Part of this contemporary shtick – a Holmes wrapped in scruff, filth, and addiction – consists of suggesting that Holmes and Watson are more than mere flatmates: their relationship includes hints of homosexuality – the cinematic clues are hidden within the riddled words of the gypsy soothsayer who ruminates to Watson and Holmes in a desolate back street of London.
SHERLOCK HOLMES opens with a display of somewhat macabre sensibility: as denizen of the dark arts Lord Blackwood (Mark Strong) is about to perform the last of a series of ritualistic murders, Holmes and Watson (Jude Law) burst in to rescue the latest victim and defeat the black magic master. As Blackwood is about to bow to the broken neck fate of the hangman’s gallows, he warns Holmes that he welcomes death as part of his new life. In fact, Blackwood’s day of execution will further darken the soot-laden skies of 1890 London, which is just recovering from the ominous cloud created by another evil criminal, Jack the Ripper. When Blackwood seemingly makes good on his promise, his apparent resurrection panics London and confounds Scotland Yard (so named because it was built on land owned by Scottish Kings). In keeping with contemporary banter, the Yard calls in their, “Holmie.”
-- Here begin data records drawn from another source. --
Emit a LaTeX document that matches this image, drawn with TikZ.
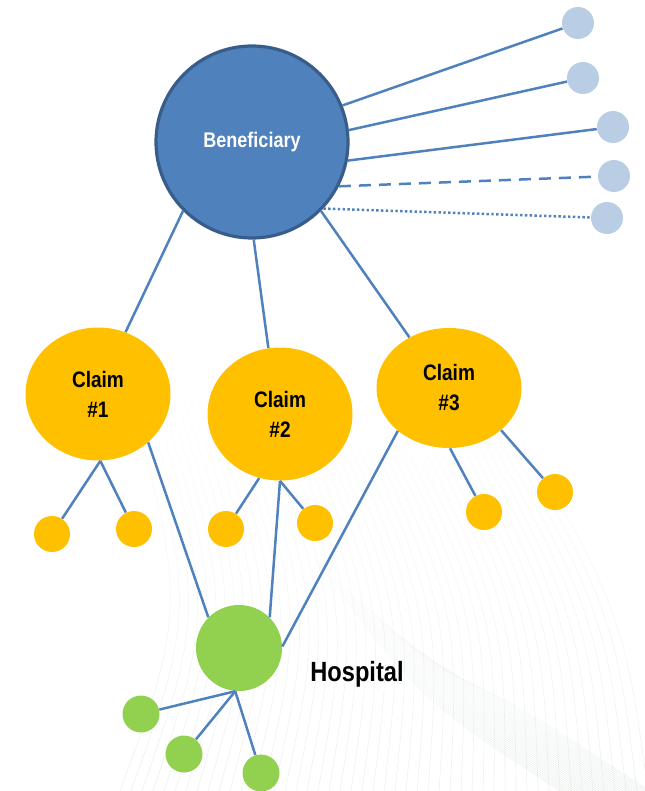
\documentclass[tikz,border=0pt]{standalone}
\usepackage{fontspec}
\setmainfont{Liberation Sans}[FakeStretch=0.85]
\usetikzlibrary{shapes.geometric,fadings}
\definecolor{benblue}{HTML}{4F81BD}
\definecolor{benedge}{HTML}{385D8A}
\definecolor{leafblue}{HTML}{B9CDE5}
\definecolor{claimgold}{HTML}{FFC000}
\definecolor{hospgreen}{HTML}{92D050}
\definecolor{linkblue}{HTML}{4F81BD}
\definecolor{meshgrey}{HTML}{D5E2DA}
\begin{document}
\begin{tikzpicture}[x=0.5pt,y=-0.5pt,
  link/.style={draw=linkblue, line width=1.25pt},
  hub/.style={circle, fill=benblue, draw=benedge, line width=1.6pt, minimum size=96pt, inner sep=0pt,
    text=white, font=\bfseries\fontsize{10.6}{12}\selectfont},
  leaf/.style={circle, fill=leafblue, minimum size=16pt, inner sep=0pt},
  claimnode/.style={ellipse, fill=claimgold, minimum width=72.5pt, minimum height=66.5pt, inner sep=0pt,
    align=center, font=\bfseries\fontsize{11.2}{15}\selectfont},
  claimdot/.style={circle, fill=claimgold, minimum size=18pt, inner sep=0pt},
  hospnode/.style={circle, fill=hospgreen, minimum size=43pt, inner sep=0pt},
  hospdot/.style={circle, fill=hospgreen, minimum size=18.5pt, inner sep=0pt},
  mesh/.style={draw=meshgrey, line width=0.3pt, opacity=0.5, path fading=north}]
\useasboundingbox (0,0) rectangle (644,791);

% faint swoosh of fine lines behind the graph
\foreach \i in {0,...,48}
  \draw[mesh] (100+7*\i,300) .. controls (190+9*\i,600) .. (120+11*\i,791);
\foreach \i in {0,...,30}
  \draw[mesh] (300+4*\i,540+4*\i) .. controls (420+3*\i,700) .. (560+3*\i,791);

% nodes
\node[hub] (ben) at (252,142) {Beneficiary};
\node[leaf] (b1) at (578,23) {};
\node[leaf] (b2) at (583,78) {};
\node[leaf] (b3) at (613,127) {};
\node[leaf] (b4) at (614,176) {};
\node[leaf] (b5) at (607,218) {};

\node[claimnode] (c1) at (98,394) {Claim\\\#1};
\node[claimnode] (c2) at (280,414) {Claim\\\#2};
\node[claimnode, minimum height=60pt] (c3) at (449,388) {Claim\\\#3};

\node[claimdot] (s1a) at (52,534) {};
\node[claimdot] (s1b) at (134,529) {};
\node[claimdot] (s2a) at (226,529) {};
\node[claimdot] (s2b) at (315,523) {};
\node[claimdot] (s3a) at (484,512) {};
\node[claimdot] (s3b) at (555,492) {};

\node[hospnode] (hosp) at (239,648) {};
\node[font=\bfseries\fontsize{13.9}{16}\selectfont] (hosplabel) at (357,674) {Hospital};
\node[hospdot] (g1) at (141,714) {};
\node[hospdot] (g2) at (184,754) {};
\node[hospdot] (g3) at (261,773) {};

% beneficiary to its attributes
\draw[link] (ben.22) -- (b1);
\draw[link] (ben.7) -- (b2);
\draw[link] (ben.-11) -- (b3);
\draw[link, dashed, dash pattern=on 6pt off 4pt] (ben.-27) -- (b4);
\draw[link, dash pattern=on 1.2pt off 1.2pt] (ben.-43) -- (b5);

% beneficiary to claims
\draw[link] (ben.225) -- (c1.66);
\draw[link] (ben.-89) -- (c2.100);
\draw[link] (ben.-45) -- (c3.128);

% claims to their details
\draw[link] (c1.-88) -- (s1a);
\draw[link] (c1.-88) -- (s1b);
\draw[link] (c2.-108) -- (s2a);
\draw[link] (c2.-90) -- (s2b);
\draw[link] (c3.-89) -- (s3a);
\draw[link] (c3.-39) -- (s3b);

% claims to the hospital
\draw[link] (c1.-44) -- (hosp.135);
\draw[link] (c2.-90) -- (hosp.45);
\draw[link] (c3.-140) -- (hosp.2);

% hospital to its details
\draw[link] (hosp.-95) -- (g1);
\draw[link] (hosp.-95) -- (g2);
\draw[link] (hosp.-95) -- (g3);
\end{tikzpicture}
\end{document}
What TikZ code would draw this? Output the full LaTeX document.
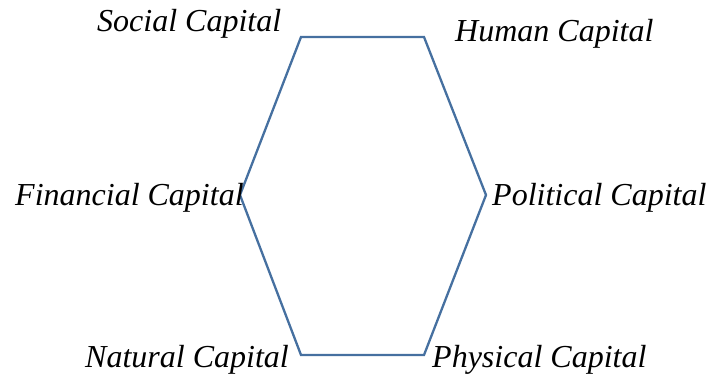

Although the look of SHERLOCK HOLMES captures the grittiness of 1890 London, Downey’s new fangled portrayal of the great detective abandons the traditiona, Victorian-English aspects of Holmes in favor of a brazen, impertinent and abrasively jealous take on the character. Also missing is Holmes’s signature quote, “Elementary my dear Watson.” At least Downey’s English accent was far superior to Kevin Kostner’s Robin Hood Nottingham lilt in ROBIN HOOD: PRINCE OF THIEVES (1991).
However, there is an interestingly novel element of SHERLOCK HOLMES that does derive from the literature but has rarely been fleshed out on screen. Besides being a habitual cocaine user, Conan Doyle’s Holmes was a practitioner of a mystical fighting art that was introduced in “The Adventure of the Empty House,” in which Holmes returns, apparently from the dead, and reveals that he did not go over the Reichenbach Falls with Professor Moriarty at the end of “The Final Problem.” Instead, Holmes escaped the death grip of his arch nemesis by using a self-defense system known as baritsu. It is interesting how veins of Fant-Asia have circulated into something that is seemingly non-Asian.
In case it may have slipped anyone’s mind, Fant-Asia was the term coined in the early 1990s to describe the genre of Hong Kong martial arts films made during the 1980s up to the mid-‘90s, which uniquely combined elements of sex, fantasy, sci-fi, and horror with high-flying wire work and over-the-top martial arts choreography. Since then, the term has grown to include just about any Asian genre film that has one or more of the aforementioned elements, whether or not it includes martial arts. To paraphrash one of Holmes’ famous sayings, “What is afoot here?” In other words, what is Asian about SHERLOCK HOLMES?
After the fall of the Tokugawa Shogun, Emperor Meiji opened Japan’s door to Western science, technology and military weapons during a period of Japan’s history known as the Meiji Restoration (1868-1912). Baritsu is a martial art created in 1898 by Edward William Barton-Wright, a British engineer who lived in Japan for three years during the Meiji Restoration. Barton-Wright studied jujitsu and upon his return to England presented his knowledge as a new self defense system named partially after his Barton namesake and partially after jujitsu, thus “bartitsu,” later shortened in the press to baritsu by way of a reporter’s misspelling of the art. Apparently, Conan Doyle was so enamored of the fighting art, that he made Holmes a practitioner. Thus, in a sense, very British Holmes contains an element of Asian influence.
Conan-Doyle also subliminally included something rather Asian in his original conception of Holmes, something that could be seen as the foundation for the characteristic calm of the detective’s demeanor. It is rooted and hidden in Conan Doyle’s interest in the mysticism of India, specifically the meditative sound of “ohm.” The Cockney accent of East London would pronounce “Holmes” without the “H,” thereby calling the centered detective “Olmes.” How incredible it is it that Fant-Asia has been alive and well and lurking beneath the facade of Victorian England’s most famous detective since 1887, the year the first Sherlock story A Study in Scarlet was published.
Happy New Year everybody, a new decade of Fant-Asia is arriving.